Fresh OID space per level

(none additional)

Choose per_object when downstream consumers need to track the “same object” across resolution levels (e.g. drill-down navigation in Neuroglancer, ID-preserving analytics). Choose cross_object_metanode when you want the smallest possible coarse representation and don’t need OID continuity.

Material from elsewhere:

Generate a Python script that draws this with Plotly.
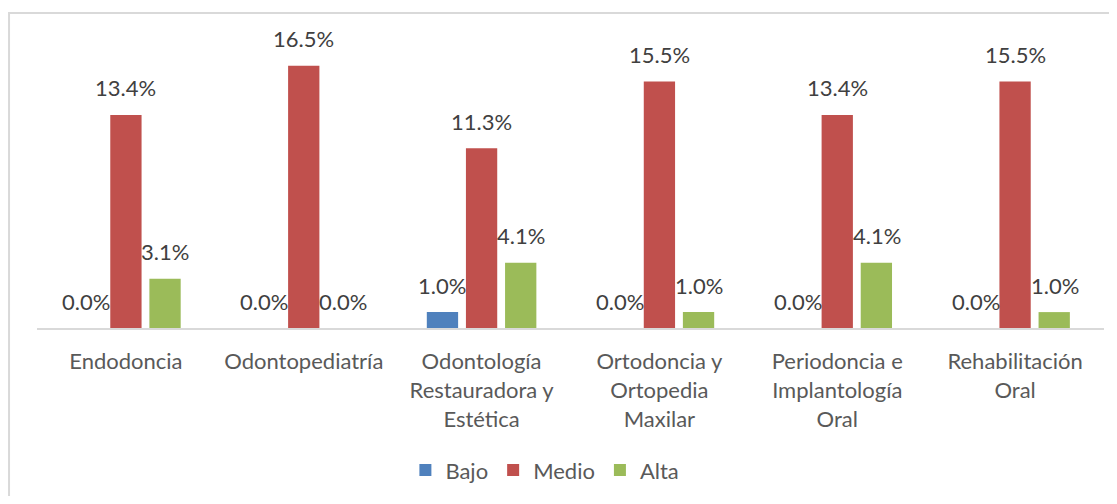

Implementations: _per_object_coarsen and _cross_object_metanode_coarsen.

Aggregation modes

Set globally via agg_mode= on build_pyramid or coarsen_level. Applies to every per-vertex / per-object attribute:

agg_mode

Description

Use case

mean

Mean of values in bin

Continuous scalars (FA, intensity, concentration)

sum

Sum of values in bin

Counts, densities

mode

Most frequent value

Categorical / label attributes

count

Number of source vertices in bin

Density tracking

min / max

Bin extrema

Thresholds, peak activations

Canonical token set: zarr_vectors.constants.VALID_AGGREGATIONS.

Legacy automatic pyramid

build_pyramid with no factors= and no level_configs= falls back to a legacy auto-planner driven by target_volume_reduction, sparsity_weight, reduction_factor, max_levels, and min_vertices:

build_pyramid("scan.zarrvectors")               # legacy: auto-select levels

Convenient for exploratory use; for production pipelines prefer explicit factors=.